The ARE is the national examination developed by the National Council of Architectural Registration Boards (NCARB) which tests your knowledge, skills, and ability to provide the various services required in the design and construction of buildings.

The ARE concentrates on those services that most affect the public health, safety, and welfare. Its contents relate closely to the actual tasks you will encounter in real-world practice.

ARE tests for your competence in specific subject areas, your qualifications to perform measurable tasks, and your skills and judgment to be able to work with a team of building specialists. In short, the objective of the ARE is to reflect the practice of architecture as an integrated whole.

Effective July 1, 2008, the ARE was reformatted from nine to seven divisions. ARE version 4.0 includes six divisions containing both graphic vignettes and multiple-choice questions and one division with graphic vignettes only.

Complete information about the exam including the ARE Guidelines (PDF, 3.7M) and can be found at the NCARB website in the ARE section.

ARE Testing

ARE testing is done at computer testing facilities. Tests are given year-round. There are approximately 30 testing facilities throughout California.

Each of the seven ARE divisions is tested separately (test times range from 2 hours to 5.25 hours per division). You must pass all divisions of the ARE test within a five year time period.


If you are a California resident looking to take the ARE, your eligibility is determined by the Board.

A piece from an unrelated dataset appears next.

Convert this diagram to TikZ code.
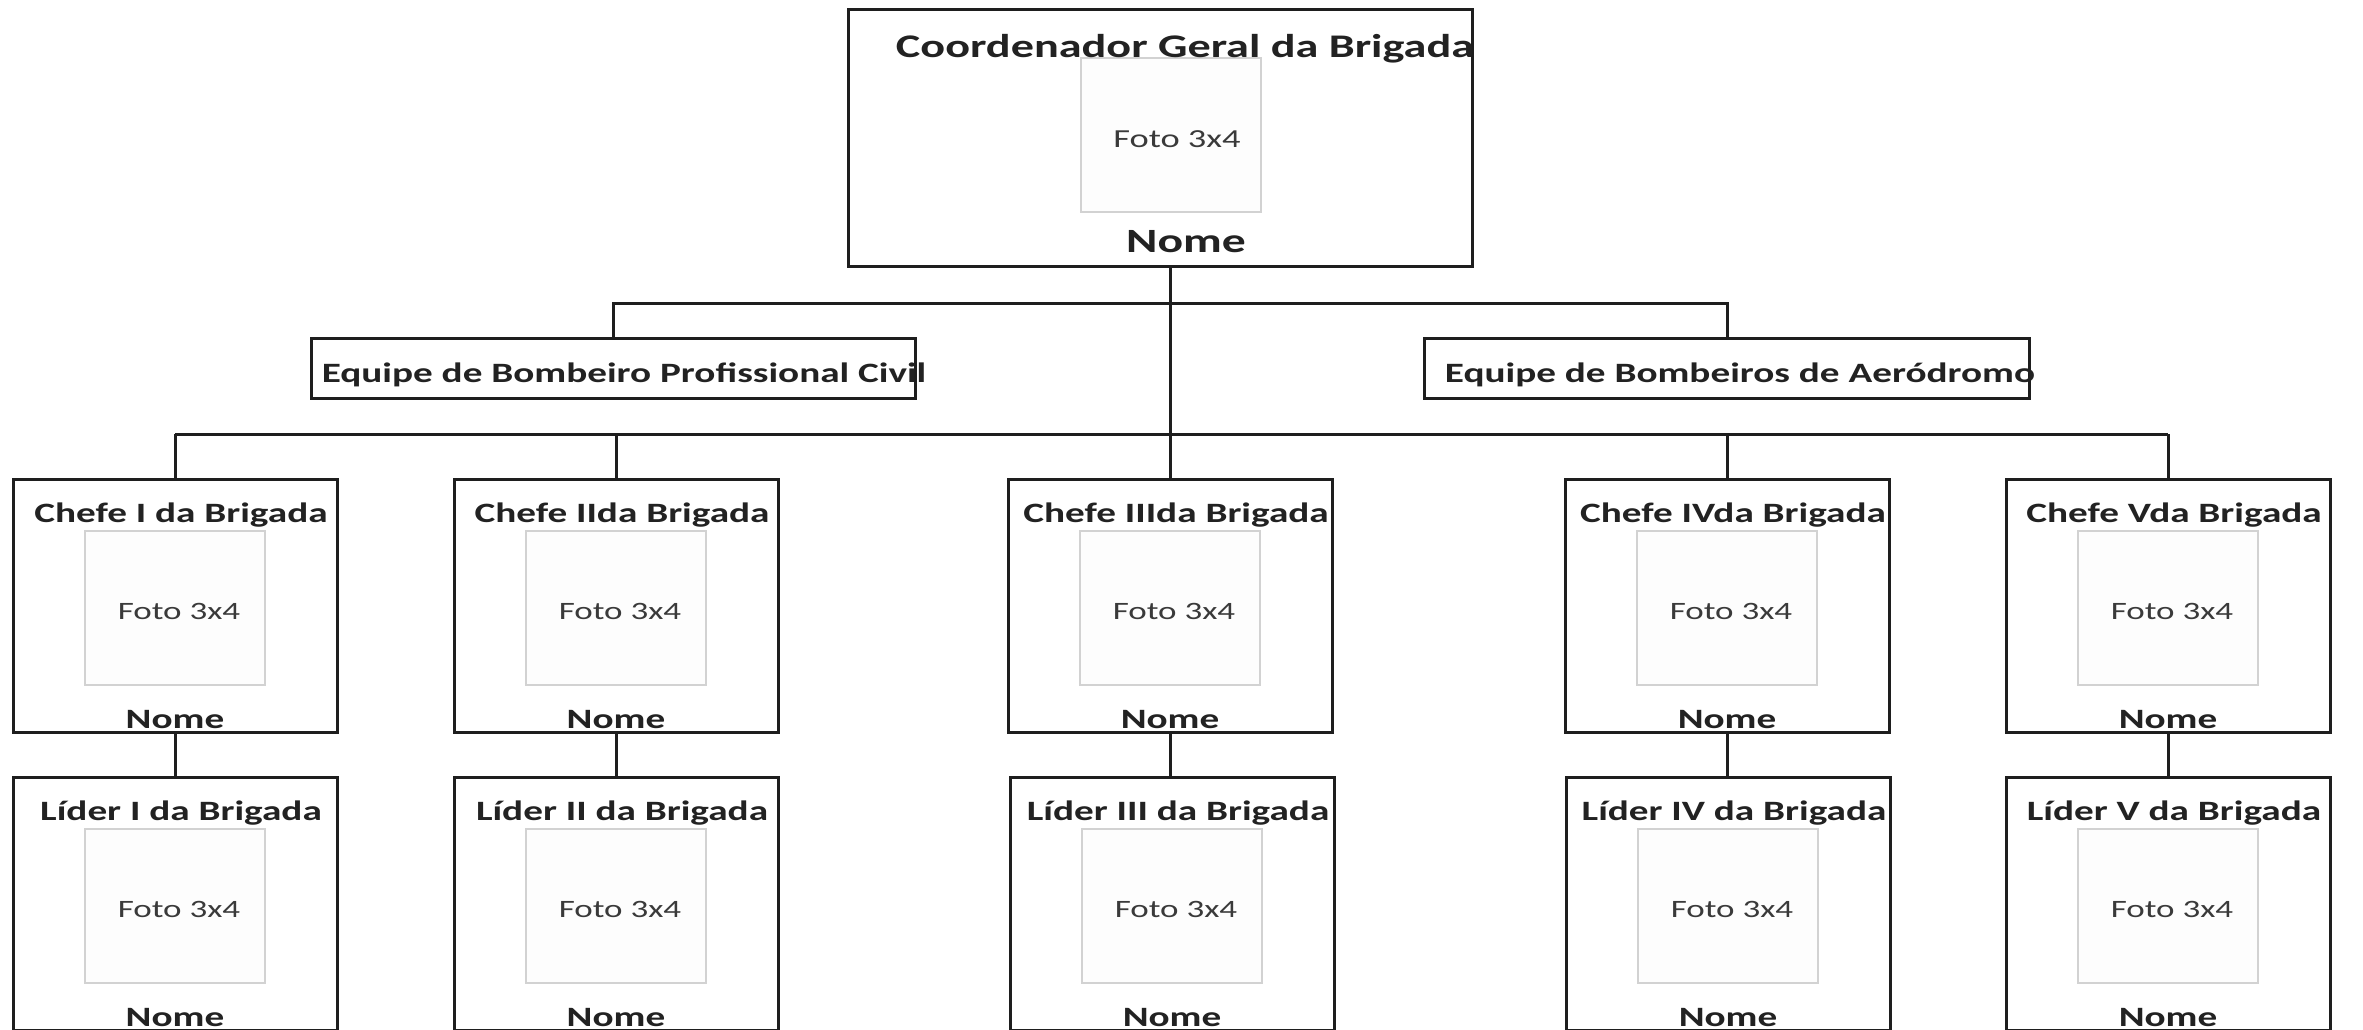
\documentclass[tikz,border=0pt]{standalone}
\usepackage{fontspec}
\usepackage{graphicx}
\setmainfont{Carlito}
\usetikzlibrary{calc}
\definecolor{linec}{HTML}{1E1E1E}
\definecolor{textc}{HTML}{222222}
\definecolor{fotoc}{HTML}{3A3A3A}
\definecolor{photoc}{HTML}{D2D2D2}
\definecolor{photof}{HTML}{FDFDFD}
\newcommand{\hstretch}[1]{\scalebox{1.4}[1]{#1}}
\tikzset{
  frame/.style={draw=linec, line width=3pt, rectangle, inner sep=0pt, fill=white},
  photobox/.style={draw=photoc, fill=photof, line width=2pt, rectangle, inner sep=0pt,
                   minimum width=180pt, minimum height=154pt},
  ttl/.style={font=\fontsize{28}{30}\selectfont\bfseries, text=textc, inner sep=0pt},
  bigttl/.style={font=\fontsize{33}{35}\selectfont\bfseries, text=textc, inner sep=0pt},
  fototxt/.style={font=\fontsize{25}{27}\selectfont, text=fotoc, inner sep=0pt},
  bigfoto/.style={font=\fontsize{26}{28}\selectfont, text=fotoc, inner sep=0pt},
  nometxt/.style={font=\fontsize{28}{30}\selectfont\bfseries, text=textc, inner sep=0pt},
  bignome/.style={font=\fontsize{34}{36}\selectfont\bfseries, text=textc, inner sep=0pt},
  link/.style={draw=linec, line width=3pt}
}
\newcommand{\personcard}[4]{%
  \node[frame, minimum width=324pt, minimum height=253pt, anchor=north] (#1) at (#2,#3) {};
  \node[photobox, anchor=north] (#1p) at ($(#1.north)+(0,52)$) {};
  \node[ttl, anchor=base] (#1t) at ($(#1.north)+(6,44)$) {\hstretch{#4}};
  \node[fototxt, anchor=base] (#1f) at ($(#1.north)+(4,141)$) {\hstretch{Foto 3x4}};
  \node[nometxt, anchor=base] (#1n) at ($(#1.north)+(0,250)$) {\hstretch{Nome}};
}
\begin{document}
\begin{tikzpicture}[x=1pt,y=-1pt]
\useasboundingbox[fill=white] (0,0) rectangle (2363,1029);

% bus coordinates
\coordinate (bus1) at (0,303);
\coordinate (bus2) at (0,434);

% top box
\node[frame, minimum width=624pt, minimum height=257pt, anchor=north] (top) at (1160,8) {};
\node[photobox, anchor=north] (topp) at (1171,57) {};
\node[bigttl, anchor=base] (topt) at (1185,57) {\hstretch{Coordenador Geral da Brigada}};
\node[bigfoto, anchor=base] (topf) at (1177,147) {\hstretch{Foto 3x4}};
\node[bignome, anchor=base] (topn) at (1186,252) {\hstretch{Nome}};

% equipes
\node[frame, minimum width=604pt, minimum height=60pt, anchor=north] (eqL) at (613,337) {};
\node[ttl, anchor=base] (eqLt) at (624,382) {\hstretch{Equipe de Bombeiro Profissional Civil}};
\node[frame, minimum width=605pt, minimum height=60pt, anchor=north] (eqR) at (1727,337) {};
\node[ttl, anchor=base] (eqRt) at (1740,382) {\hstretch{Equipe de Bombeiros de Aeródromo}};

% chefes
\personcard{c1}{175}{478}{Chefe I da Brigada}
\personcard{c2}{616}{478}{Chefe IIda Brigada}
\personcard{c3}{1170}{478}{Chefe IIIda Brigada}
\personcard{c4}{1727}{478}{Chefe IVda Brigada}
\personcard{c5}{2168}{478}{Chefe Vda Brigada}

% lideres
\personcard{l1}{175}{776}{Líder I da Brigada}
\personcard{l2}{616}{776}{Líder II da Brigada}
\personcard{l3}{1172}{776}{Líder III da Brigada}
\personcard{l4}{1728}{776}{Líder IV da Brigada}
\personcard{l5}{2168}{776}{Líder V da Brigada}

% connectors
\draw[link] (top.south -| c3.north) -- (c3.north);
\draw[link] (eqL.north) -- (eqL.north |- bus1) -- (eqR.north |- bus1) -- (eqR.north);
\draw[link] (c1.north |- bus2) -- (c5.north |- bus2);
\foreach \c in {c1,c2,c4,c5}{
  \draw[link] (\c.north |- bus2) -- (\c.north);
}
\foreach \c/\l in {c1/l1,c2/l2,c3/l3,c4/l4,c5/l5}{
  \draw[link] (\c.south) -- (\c.south |- \l.north);
}
\end{tikzpicture}
\end{document}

You can apply for exam eligibility evaluation as soon as you believe you have met the education and experience requirements.*

To be eligible to take the ARE, you must have five years of postsecondary education and/or work experience under the direct supervision of a licensed architect.

Your eligibility remains valid as long as you are active in the examination process and can only be maintained in one state, jurisdiction, or province at a time.

*California also permits candidates to take ARE divisions while concurrently completing the structured internship requirements.